Forsake Me Not
Psalm 71, Part II
“God has forsaken him; pursue and seize him, for there is none to deliver him” / "You who have made me to see trouble and calamities will revive me again."
Many people are watching me right now and, while they may not be uttering the words of the Psalmist's enemies, some of them probably believe that I am forsaken by the Lord or that I have no deliverer. There are those who fear that I have, somehow, either set myself or been set by God (or fate) upon a path of sure destruction. The Psalmist anticipates these attacks--both on his physical body and on God's character--and cries out to the only one who can save.
He asks the Lord to be his defense and then conceptualizes and affirms his own appropriate response, namely to hope, praise, and tell. This response is instructive to me when I feel my heart vascillating under the weight of others' beliefs about my condition--medical, emotional, or spiritual--or their resulting actions toward me. "And my tongue will talk of your righteous help all the day long, for they have been put to shame and disappointed who sought to do me hurt." I cry out to the Lord in faith and express that faith to others through hope-filled words that point beyond my condition and my pain to the God who has allowed it for my good.

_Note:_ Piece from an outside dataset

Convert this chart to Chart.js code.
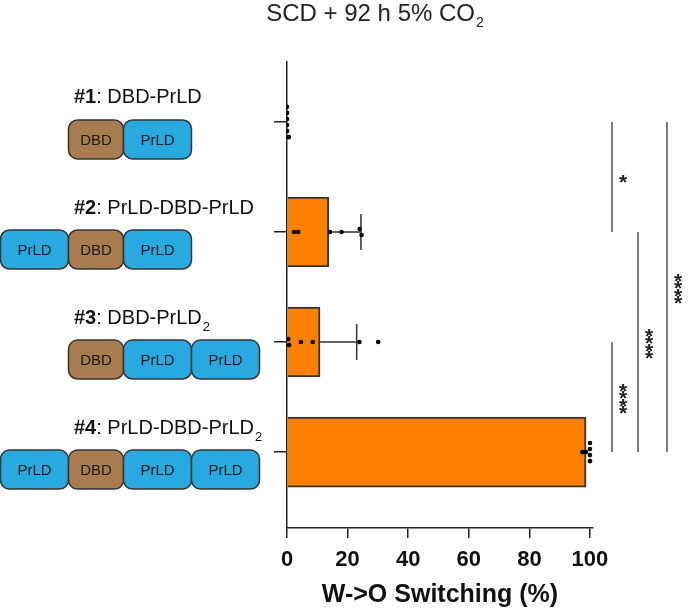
<!DOCTYPE html>
<html>
<head>
<meta charset="utf-8">
<script src="https://cdn.jsdelivr.net/npm/chart.js@4.4.0/dist/chart.umd.min.js"></script>
<style>
  html, body { margin: 0; padding: 0; background: #fff; }
</style>
</head>
<body>
<canvas id="chart" width="689" height="615"></canvas>
<script>
// DATA
const constructs = ['#1', '#2', '#3', '#4'];
const constructNames = ['DBD-PrLD', 'PrLD-DBD-PrLD', 'DBD-PrLD', 'PrLD-DBD-PrLD'];
const nameSubscripts = ['', '', '2', '2'];
const domains = [
  ['DBD', 'PrLD'],
  ['PrLD', 'DBD', 'PrLD'],
  ['DBD', 'PrLD', 'PrLD'],
  ['PrLD', 'DBD', 'PrLD', 'PrLD']
];
const switchingMean = [0, 13.8, 10.9, 98.7];
const switchingSD = [0, 10.6, 12.1, 0];
const replicates = [
  [0, 0, 0, 0, 0, 0.6],
  [2.3, 3.7, 14.2, 18.0, 24.0, 24.6],
  [0.4, 0.7, 4.6, 8.5, 23.9, 30.1],
  [97.5, 98.7, 100, 100, 100, 100]
];
const xTicks = [0, 20, 40, 60, 80, 100];
const comparisons = [
  { from: 0, to: 1, level: 0, label: '*' },
  { from: 2, to: 3, level: 0, label: '****' },
  { from: 1, to: 3, level: 1, label: '****' },
  { from: 0, to: 3, level: 2, label: '****' }
];

const FONT = '"Liberation Sans", Arial, Helvetica, sans-serif';
const DOT_STEP = 0.055; // vertical spread of tied dots, in category units
const colors = { DBD: '#A97C50', PrLD: '#28A9E0' };
const domainWidth = { DBD: 55, PrLD: 68 };

// simple beeswarm: values that sit on top of each other get spread vertically
const dotPoints = [];
replicates.forEach((vals, i) => {
  const sorted = [...vals].sort((a, b) => a - b);
  const groups = [];
  sorted.forEach(v => {
    const g = groups[groups.length - 1];
    if (g && v - g[g.length - 1] < 1.2) g.push(v);
    else groups.push([v]);
  });
  groups.forEach(g => g.forEach((v, k) => {
    dotPoints.push({ x: v, y: i + (k - (g.length - 1) / 2) * DOT_STEP });
  }));
});

const barPoints = switchingMean.map((m, i) => ({ x: m, y: i }));

//PLUGINS
const titlePlugin = {
  id: 'topTitle',
  afterDraw(chart) {
    const ctx = chart.ctx;
    ctx.save();
    ctx.fillStyle = '#222';
    ctx.textBaseline = 'alphabetic';
    ctx.textAlign = 'left';
    const main = 'SCD + 92 h 5% CO';
    ctx.font = '24px ' + FONT;
    const w1 = ctx.measureText(main).width;
    ctx.font = '14px ' + FONT;
    const w2 = ctx.measureText('2').width;
    let x = 375 - (w1 + w2 + 1) / 2;
    ctx.font = '24px ' + FONT;
    ctx.fillText(main, x, 21);
    ctx.font = '14px ' + FONT;
    ctx.fillText('2', x + w1 + 1, 27);
    ctx.restore();
  }
};

const errorBarPlugin = {
  id: 'errorBars',
  beforeDatasetDraw(chart, args) {
    if (args.index !== 1) return;
    const ctx = chart.ctx;
    const xs = chart.scales.x, ys = chart.scales.y;
    ctx.save();
    ctx.strokeStyle = '#333';
    ctx.lineWidth = 1.5;
    switchingMean.forEach((m, i) => {
      if (!switchingSD[i]) return;
      const x0 = xs.getPixelForValue(m);
      const x1 = xs.getPixelForValue(m + switchingSD[i]);
      const yc = ys.getPixelForValue(i);
      ctx.beginPath();
      ctx.moveTo(x0, yc);
      ctx.lineTo(x1, yc);
      ctx.moveTo(x1, yc - 18);
      ctx.lineTo(x1, yc + 18);
      ctx.stroke();
    });
    ctx.restore();
  }
};

const sideLabelPlugin = {
  id: 'sideLabels',
  afterDraw(chart) {
    const ctx = chart.ctx;
    const ys = chart.scales.y;
    ctx.save();
    constructs.forEach((c, i) => {
      const yc = ys.getPixelForValue(i);
      // name
      const ly = yc - 24;
      let x = 74;
      ctx.fillStyle = '#111';
      ctx.textAlign = 'left';
      ctx.textBaseline = 'middle';
      ctx.font = 'bold 20px ' + FONT;
      ctx.fillText(c, x, ly);
      x += ctx.measureText(c).width;
      ctx.font = '20px ' + FONT;
      const rest = ': ' + constructNames[i];
      ctx.fillText(rest, x, ly);
      x += ctx.measureText(rest).width;
      if (nameSubscripts[i]) {
        ctx.font = '13px ' + FONT;
        ctx.fillText(nameSubscripts[i], x + 1, ly + 9);
      }
      // domain boxes, lined up on the DBD
      const row = domains[i];
      const dbd = row.indexOf('DBD');
      let bx = 68;
      for (let k = 0; k < dbd; k++) bx -= domainWidth[row[k]];
      const top = yc - 2, h = 39;
      row.forEach(d => {
        const w = domainWidth[d];
        ctx.beginPath();
        if (ctx.roundRect) ctx.roundRect(bx + 0.5, top, w, h, 9);
        else ctx.rect(bx + 0.5, top, w, h);
        ctx.fillStyle = colors[d];
        ctx.fill();
        ctx.strokeStyle = '#333';
        ctx.lineWidth = 1.5;
        ctx.stroke();
        ctx.fillStyle = '#1a1a1a';
        ctx.font = '15px ' + FONT;
        ctx.textAlign = 'center';
        ctx.fillText(d, bx + w / 2 + 0.5, top + h / 2 + 1);
        ctx.textAlign = 'left';
        bx += w;
      });
    });
    ctx.restore();
  }
};

const bracketPlugin = {
  id: 'brackets',
  afterDraw(chart) {
    const ctx = chart.ctx;
    const ys = chart.scales.y;
    const right = chart.chartArea.right;
    const levelX = [19, 45, 74];
    ctx.save();
    comparisons.forEach(cmp => {
      const lx = right + levelX[cmp.level];
      const y1 = ys.getPixelForValue(cmp.from);
      const y2 = ys.getPixelForValue(cmp.to);
      ctx.strokeStyle = '#222';
      ctx.lineWidth = 1.2;
      ctx.beginPath();
      ctx.moveTo(lx, y1);
      ctx.lineTo(lx, y2);
      ctx.stroke();
      // stars stacked vertically
      const n = cmp.label.length;
      const mid = (y1 + y2) / 2;
      ctx.fillStyle = '#222';
      ctx.font = 'bold 21px ' + FONT;
      ctx.textAlign = 'center';
      ctx.textBaseline = 'alphabetic';
      for (let k = 0; k < n; k++) {
        const cy = mid + (k - (n - 1) / 2) * 7.2;
        ctx.fillText('*', lx + 11, cy + 12);
      }
    });
    ctx.restore();
  }
};

//CHART
const ctx = document.getElementById('chart').getContext('2d');
new Chart(ctx, {
  data: {
    datasets: [{
      type: 'bar',
      label: 'W->O Switching',
      data: barPoints,
      backgroundColor: '#FF8000',
      borderColor: '#333',
      borderWidth: 2,
      barThickness: 70,
      order: 2
    }, {
      type: 'scatter',
      label: 'Replicates',
      data: dotPoints,
      pointRadius: 2.3,
      pointBackgroundColor: '#000',
      pointBorderWidth: 0,
      order: 1
    }]
  },
  options: {
    indexAxis: 'y',
    responsive: false,
    animation: false,
    devicePixelRatio: 1,
    layout: { padding: { left: 0, right: 96, top: 62, bottom: 0 } },
    plugins: {
      legend: { display: false },
      tooltip: { enabled: false },
      title: { display: false }
    },
    scales: {
      x: {
        type: 'linear',
        position: 'bottom',
        min: 0,
        max: 101,
        offset: false,
        afterBuildTicks: (scale) => { scale.ticks = xTicks.map(v => ({ value: v })); },
        afterFit: (scale) => { scale.height = 87; },
        grid: { drawOnChartArea: false, drawTicks: true, offset: false, tickLength: 10, color: '#222', lineWidth: 1.5 },
        border: { color: '#222', width: 1.5 },
        ticks: { color: '#111', font: { family: FONT, size: 22, weight: 'bold' }, padding: 9, maxRotation: 0 },
        title: {
          display: true,
          text: 'W->O Switching (%)',
          color: '#111',
          font: { family: FONT, size: 25, weight: 'bold' },
          padding: { top: 0, bottom: 5 }
        }
      },
      y: {
        type: 'linear',
        position: 'left',
        reverse: true,
        offset: false,
        min: -0.545,
        max: 3.69,
        afterBuildTicks: (scale) => { scale.ticks = constructs.map((c, i) => ({ value: i })); },
        afterFit: (scale) => { scale.width = 287; },
        grid: { drawOnChartArea: false, drawTicks: true, offset: false, tickLength: 13, color: '#222', lineWidth: 1.5 },
        border: { color: '#222', width: 1.5 },
        ticks: { display: false }
      }
    }
  },
  plugins: [titlePlugin, errorBarPlugin, sideLabelPlugin, bracketPlugin]
});
</script>
</body>
</html>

Yet the danger posed by the opinions or actions of men is not the crucible in which the most arduous testing occurs. The same Psalmist who pleads for help against his external enemies makes an astounding statement when he exclaims, "You who have made me to see trouble and calamities will revive me again." The Psalmist indicates that my hardships are ultimately coming not from the hands of my enemies but from the hand of my God.
You who have made me to see trouble-this truth changes everything. It changes both the way that I cry and also the way that I cry out. My pastor used a medical metaphor this morning to explain how the law functions in the life of a Christian. I won't quote him perfectly, but I believe that he described the law as a "sharp scalpel in the hand of a skillful surgeon". Though it inflicts pain, it does so only to expose and cure sickness. I see my illness as functioning in a similar way. It is, first, revealing and then parsimoniously extracting deep-seated areas of unbelief in my heart.
This fact changes the nature of the danger that I face entirely (as I blogged about earlier this week). Danger, for me, is not located in a physical condition but in a faithless heart. Peril is not the absence of a vindicator but the presence of the wrong one. "Forsake me not when my strength is spent" is the cry of one in danger who knows his own need and does not rush to meet it in his own strength. This is my model.
What, then, is an appropriate response to such a severe mercy from the Lord? Lord willing, my response should be one of faith, characterized by confidence and hope. He will revive me again. Will my life look exactly like it did before? Will my body look like it did before? These questions are not answered for me by the Psalm, but they are rendered penultimate by the knowledge that the Lord will bring me up again, even from the depths of the earth. The one who created my life and my body is welcome to recreate it; in fact, he has already promised to do so in the image of His Son, Jesus Christ!
Remember Christ upon the cross and burdens upon believing shoulders, and know that the Lord does not forsake His own.